Quite so. The real challenge in doing so is finding an economic reason to build such a moon base in the first place. It won't get done without a darn good reason. Either we need to discover something really valuable that can only be exploited on the moon or there would need to be some national/global defense reason to do it. Literally every really large expenditure (talking MUCH bigger than stuff like the ISS or LHC) made for exploration is made for one of those two reasons.
My personal guess is this will take at least 100 years to accomplish.
Unless it was declared to be a massive national/global priority I think your time estimate is short by several hundred years. Such an endeavor would be massively expensive and requires large amounts of technology we are in no danger of developing in the near future. I could see it happening at some point but a real moon based like you are proposing is going to take a really long time to come to fruition if it ever does. The biggest obstacle to it is economics. There just is no obvious direct economic benefit to building such a thing.
The very fact that you can only mention a few specific accidents, despite thousands of nuclear power plants in active use around the world, should tell you something about how safe it actually is.

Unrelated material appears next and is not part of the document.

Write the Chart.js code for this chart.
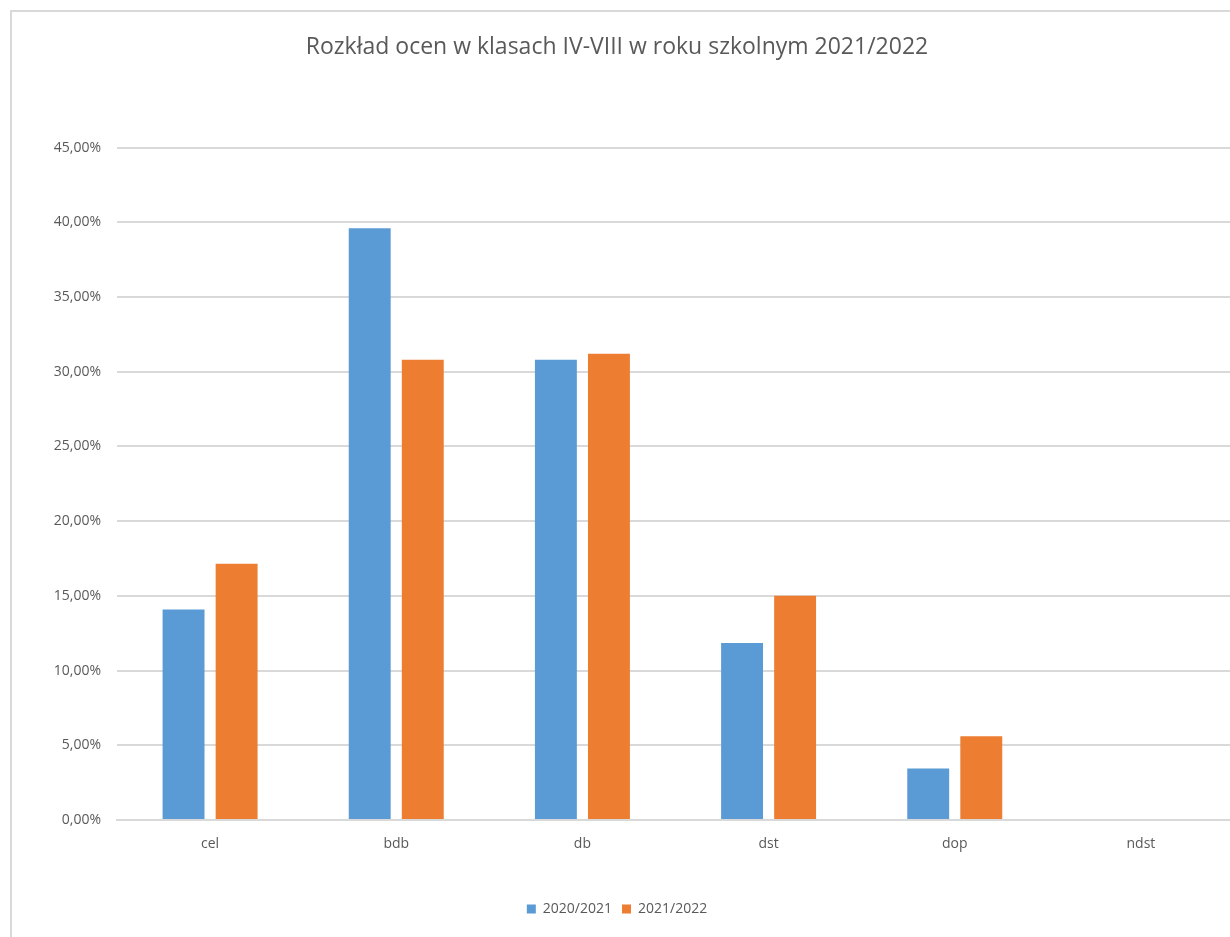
<!DOCTYPE html>
<html>
<head>
<meta charset="utf-8">
<script src="https://cdn.jsdelivr.net/npm/chart.js@4"></script>
<style>
  html, body { margin: 0; padding: 0; background: #fff; overflow: hidden; }
  #frame { position: absolute; left: 10px; top: 10px; width: 1300px; height: 1000px;
           border-left: 2px solid #d9d9d9; border-top: 2px solid #d9d9d9; }
  #wrap { position: absolute; left: 0; top: 0; width: 1240px; height: 937px; }
</style>
</head>
<body>
<div id="frame"></div>
<div id="wrap"><canvas id="gradeChart"></canvas></div>
<script>
// grade distribution, percent of pupils
const categories = ['cel', 'bdb', 'db', 'dst', 'dop', 'ndst'];
const series2021 = [14.08, 39.6, 30.8, 11.85, 3.45, 0];
const series2022 = [17.15, 30.8, 31.2, 15.0, 5.6, 0];
const seriesNames = ['2020/2021', '2021/2022'];
const yTicks = [0, 5, 10, 15, 20, 25, 30, 35, 40, 45];

const fontName = '"Open Sans", sans-serif';
const textColor = '#595959';

function fmtPct(v) {
    return v.toFixed(2).replace('.', ',') + '%';
}

const gradeChart = new Chart(document.getElementById('gradeChart').getContext('2d'), {
    type: 'bar',
    data: {
        labels: categories,
        datasets: [{
            label: seriesNames[0],
            data: series2021,
            backgroundColor: '#5b9bd5',
            categoryPercentage: 0.57,
            barPercentage: 0.79
        }, {
            label: seriesNames[1],
            data: series2022,
            backgroundColor: '#ed7d31',
            categoryPercentage: 0.57,
            barPercentage: 0.79
        }]
    },
    options: {
        responsive: true,
        maintainAspectRatio: false,
        animation: false,
        layout: { padding: { left: 0, right: 6, top: 0, bottom: 11 } },
        plugins: {
            title: {
                display: true,
                text: 'Rozkład ocen w klasach IV-VIII w roku szkolnym 2021/2022',
                color: textColor,
                font: { family: fontName, size: 23, weight: 'normal' },
                padding: { top: 34, bottom: 86 }
            },
            legend: {
                position: 'bottom',
                labels: {
                    color: textColor,
                    font: { family: fontName, size: 14 },
                    boxWidth: 9,
                    boxHeight: 9,
                    padding: 10
                }
            },
            tooltip: { enabled: false }
        },
        scales: {
            x: {
                grid: { display: false, drawTicks: false },
                border: { color: '#d9d9d9', width: 2 },
                ticks: { color: textColor, font: { family: fontName, size: 14 }, padding: 16 },
                afterFit: function (scale) { scale.height = 72; }
            },
            y: {
                min: 0,
                max: 45,
                afterBuildTicks: function (scale) {
                    scale.ticks = yTicks.map(v => ({ value: v }));
                },
                grid: { color: '#d9d9d9', lineWidth: 2, drawTicks: false },
                border: { display: false },
                ticks: {
                    color: textColor,
                    font: { family: fontName, size: 14 },
                    padding: 16,
                    callback: function (value) { return fmtPct(value); }
                },
                afterFit: function (scale) { scale.width = 117; }
            }
        }
    }
});
</script>
</body>
</html>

Sigh... you are missing the point. MOST of the time it is safe. But when it isn't safe it is REALLY not safe. Low frequency high consequence. It's like a volcanic eruption. Doesn't happen often but when it does it is a huge problem and makes a gigantic and expensive mess. And because the possibility of failure is not zero eventually there WILL be a large disaster. There is absolutely no reason to believe another Chernobyl size or worse disaster will not happen again. It should be expected as inevitable. Probably not the same failure mode but there is no lack of potential failure modes to choose from with fission plants.